About a month ago, I was invited to speak at the first annual dinner of the Pennsylvania chapter of the Council on American-Islamic Relations (CAIR), evidently because I had taken part in a pray-in to protest against the exclusion of a group of imams from flying – and maybe because I also knew and was known by Iftekhar Hussain, head of the Pennsylvania chapter.

At that point the only CAIR folks I knew were Iftekhar and Ahmed Bedir, who leads a Florida chapter of CAIR. I knew him through the Tent of Abraham, Hagar, and Sarah, the group of Jews, Christians and Muslims, which has been meeting for almost four years and has initiated a series of multireligious projects.

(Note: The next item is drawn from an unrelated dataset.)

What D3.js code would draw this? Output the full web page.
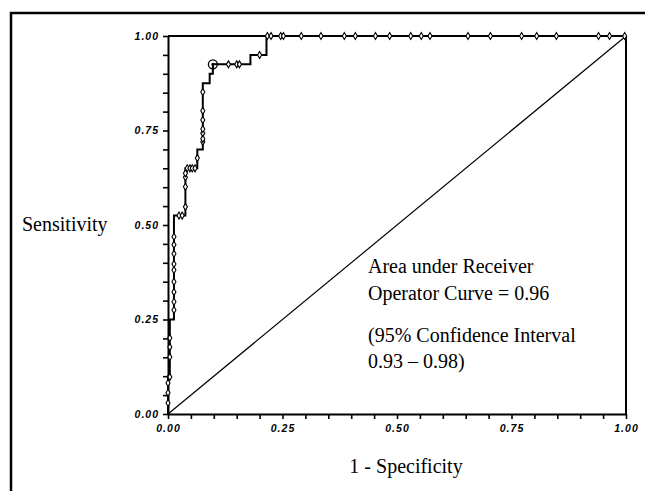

They include the “Sacred Season of Shared Sacred Seasons,” which this fall continues when Ramadan, the High Holy Days, Worldwide Communion Sunday, and the Feast of St. Frances are intertwined) and a book of which I’m co-author with Sister Joan Chittister and Murshid Saadi Shakur Chisti, The Tent of Abraham: Stories of Hope and Peace for Jews, Christians and Muslims.

I respect both Iftekhar and Ahmed deeply, and know them for compassionate, intelligent, and peaceful people, bringing a wise and compassionate understanding of Islam to work for justice and peace in America. So I readily agreed.

Since I knew little about National CAIR, I did some reading – especially of a major article in the New York Times on ways they were being harassed, often by right-wing organizations in the Jewish community who claimed they were associated with terrorists. But the article made clear that CAIR works with the Federal government, is respected by Federal law-enforcement agencies, and speaks out strongly for civil liberties and human rights. Not a terrorist profile.

My reading of the Times article and my browsing on the CAIR Website strongly indicated that attacks on CAIR have little or no substance and are based on the kind of innuendo and strings of X to Y to Z to A that made infamous the names of Joe McCarthy and Roy Cohn.

Just as I was being invited to speak, so was Congressman (and former Admiral) Joe Sestak, newly elected to Congress from a suburban Philadelphia district on a strong antiwar platform. He accepted.

And then some Jews in his congressional district complained. They urged him to renege.